### Task brief
Repeat, exactly and only, the lines from the beginning of the data through the line with "ms=5.5, mew=1.0, elinewidth=1.0, capsize=2.2, capthick=1.0)". Pictures are left out.

>> Start Source excerpt

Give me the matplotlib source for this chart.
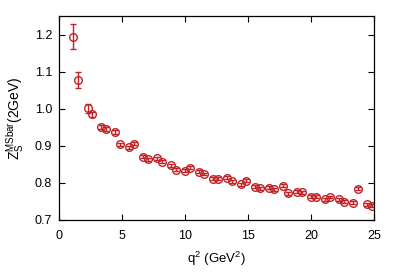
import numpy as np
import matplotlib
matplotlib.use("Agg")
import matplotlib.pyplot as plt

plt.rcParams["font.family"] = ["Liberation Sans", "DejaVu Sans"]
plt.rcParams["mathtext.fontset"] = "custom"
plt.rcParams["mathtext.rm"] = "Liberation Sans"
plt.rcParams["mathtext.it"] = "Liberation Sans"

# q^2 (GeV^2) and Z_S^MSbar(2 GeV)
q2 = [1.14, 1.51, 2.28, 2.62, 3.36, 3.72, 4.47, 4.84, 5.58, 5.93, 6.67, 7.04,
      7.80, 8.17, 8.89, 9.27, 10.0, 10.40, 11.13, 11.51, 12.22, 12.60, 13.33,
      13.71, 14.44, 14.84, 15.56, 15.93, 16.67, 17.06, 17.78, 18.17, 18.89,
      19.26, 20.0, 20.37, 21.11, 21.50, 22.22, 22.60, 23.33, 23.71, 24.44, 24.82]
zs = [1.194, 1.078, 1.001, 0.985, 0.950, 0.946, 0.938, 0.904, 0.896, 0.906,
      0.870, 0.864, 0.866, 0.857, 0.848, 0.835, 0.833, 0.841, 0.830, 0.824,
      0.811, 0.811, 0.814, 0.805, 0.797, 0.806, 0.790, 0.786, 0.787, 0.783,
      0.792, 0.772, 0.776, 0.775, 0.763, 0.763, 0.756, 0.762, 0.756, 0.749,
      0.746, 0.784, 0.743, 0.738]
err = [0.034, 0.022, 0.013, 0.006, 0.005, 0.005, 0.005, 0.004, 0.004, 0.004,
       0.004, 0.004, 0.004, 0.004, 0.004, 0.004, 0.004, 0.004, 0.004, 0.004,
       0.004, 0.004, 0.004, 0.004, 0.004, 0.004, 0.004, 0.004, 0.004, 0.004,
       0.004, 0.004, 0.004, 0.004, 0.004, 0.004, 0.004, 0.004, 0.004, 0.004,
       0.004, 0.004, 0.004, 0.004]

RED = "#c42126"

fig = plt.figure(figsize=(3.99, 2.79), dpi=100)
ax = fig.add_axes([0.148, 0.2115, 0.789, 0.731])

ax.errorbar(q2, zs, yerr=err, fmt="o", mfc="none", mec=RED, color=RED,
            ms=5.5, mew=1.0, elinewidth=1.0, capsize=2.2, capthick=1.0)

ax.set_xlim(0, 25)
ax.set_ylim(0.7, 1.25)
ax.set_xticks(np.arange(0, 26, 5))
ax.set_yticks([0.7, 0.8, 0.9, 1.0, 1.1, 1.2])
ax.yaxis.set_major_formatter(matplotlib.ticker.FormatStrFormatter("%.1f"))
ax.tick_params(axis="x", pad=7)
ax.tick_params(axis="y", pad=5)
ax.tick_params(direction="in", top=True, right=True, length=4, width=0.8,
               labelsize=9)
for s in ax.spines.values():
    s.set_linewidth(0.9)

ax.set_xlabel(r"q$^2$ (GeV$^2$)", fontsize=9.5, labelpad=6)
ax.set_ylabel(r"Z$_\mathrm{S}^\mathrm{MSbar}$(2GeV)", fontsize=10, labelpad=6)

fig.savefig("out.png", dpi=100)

>> End Source excerpt

### Expected answer
Give me the matplotlib source for this chart.
import numpy as np
import matplotlib
matplotlib.use("Agg")
import matplotlib.pyplot as plt

plt.rcParams["font.family"] = ["Liberation Sans", "DejaVu Sans"]
plt.rcParams["mathtext.fontset"] = "custom"
plt.rcParams["mathtext.rm"] = "Liberation Sans"
plt.rcParams["mathtext.it"] = "Liberation Sans"

# q^2 (GeV^2) and Z_S^MSbar(2 GeV)
q2 = [1.14, 1.51, 2.28, 2.62, 3.36, 3.72, 4.47, 4.84, 5.58, 5.93, 6.67, 7.04,
      7.80, 8.17, 8.89, 9.27, 10.0, 10.40, 11.13, 11.51, 12.22, 12.60, 13.33,
      13.71, 14.44, 14.84, 15.56, 15.93, 16.67, 17.06, 17.78, 18.17, 18.89,
      19.26, 20.0, 20.37, 21.11, 21.50, 22.22, 22.60, 23.33, 23.71, 24.44, 24.82]
zs = [1.194, 1.078, 1.001, 0.985, 0.950, 0.946, 0.938, 0.904, 0.896, 0.906,
      0.870, 0.864, 0.866, 0.857, 0.848, 0.835, 0.833, 0.841, 0.830, 0.824,
      0.811, 0.811, 0.814, 0.805, 0.797, 0.806, 0.790, 0.786, 0.787, 0.783,
      0.792, 0.772, 0.776, 0.775, 0.763, 0.763, 0.756, 0.762, 0.756, 0.749,
      0.746, 0.784, 0.743, 0.738]
err = [0.034, 0.022, 0.013, 0.006, 0.005, 0.005, 0.005, 0.004, 0.004, 0.004,
       0.004, 0.004, 0.004, 0.004, 0.004, 0.004, 0.004, 0.004, 0.004, 0.004,
       0.004, 0.004, 0.004, 0.004, 0.004, 0.004, 0.004, 0.004, 0.004, 0.004,
       0.004, 0.004, 0.004, 0.004, 0.004, 0.004, 0.004, 0.004, 0.004, 0.004,
       0.004, 0.004, 0.004, 0.004]

RED = "#c42126"

fig = plt.figure(figsize=(3.99, 2.79), dpi=100)
ax = fig.add_axes([0.148, 0.2115, 0.789, 0.731])

ax.errorbar(q2, zs, yerr=err, fmt="o", mfc="none", mec=RED, color=RED,
            ms=5.5, mew=1.0, elinewidth=1.0, capsize=2.2, capthick=1.0)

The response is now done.